Building a Practice of Openness
How do you cultivate serendipity? It starts with a shift in how you approach a trip.
- Plan your major shoots, but leave 40 percent of your time unscheduled
- Visit a location, then return without a specific shot in mind
- Walk the spaces between famous landmarks
- Pay attention to how light changes throughout the day
- Photograph the same scene from different angles and distances
- Notice the small details: a reflection, a shadow, a color harmony
- Stay in places longer than you think you need to
Serendipity rewards patience and attention. It rewards the photographer who stays present even when nothing seems to be happening. And then, suddenly, it is.
Bringing It Home
What you discover in travel becomes the art that lives in your space. The image that surprised you, that you found by chance but recognized because you were ready, often resonates most deeply. It carries the energy of discovery. It tells the story of being alive and awake in the world.

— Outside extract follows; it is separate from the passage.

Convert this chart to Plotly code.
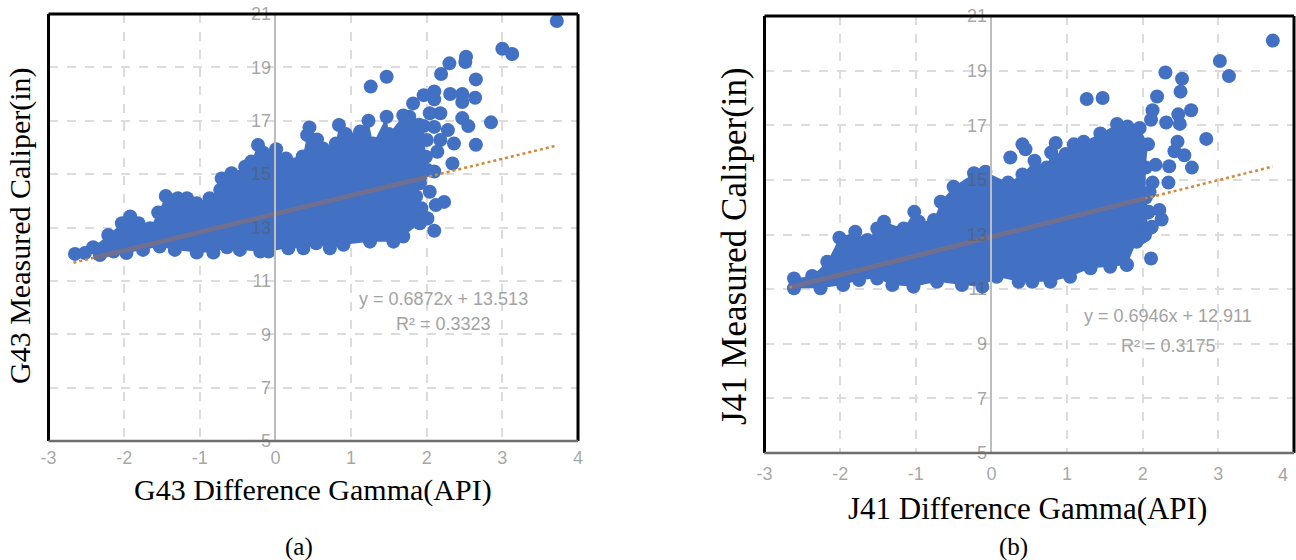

When you display landscape, travel, and nature photography in your home or workspace, you are not just hanging a beautiful image. You are inviting that feeling of passage, of moving through a threshold into something larger. You are reliving the moment you stepped off the planned path and saw something you were not expecting.
That is what Hammond Raffetto Art is about: capturing images that embody that movement from the ordinary into illumination. Our travel and landscape photography draws on years of being present, of wandering, of staying ready for the moment when a place reveals itself.
The next time you travel with your camera, give yourself permission to deviate from the itinerary. Stay longer in one place. Wander a street you did not plan to visit. Pay attention to the spaces between the landmarks. You may find that the best travel photography tips are the ones that teach you to see again, and to trust what you find when you are truly present.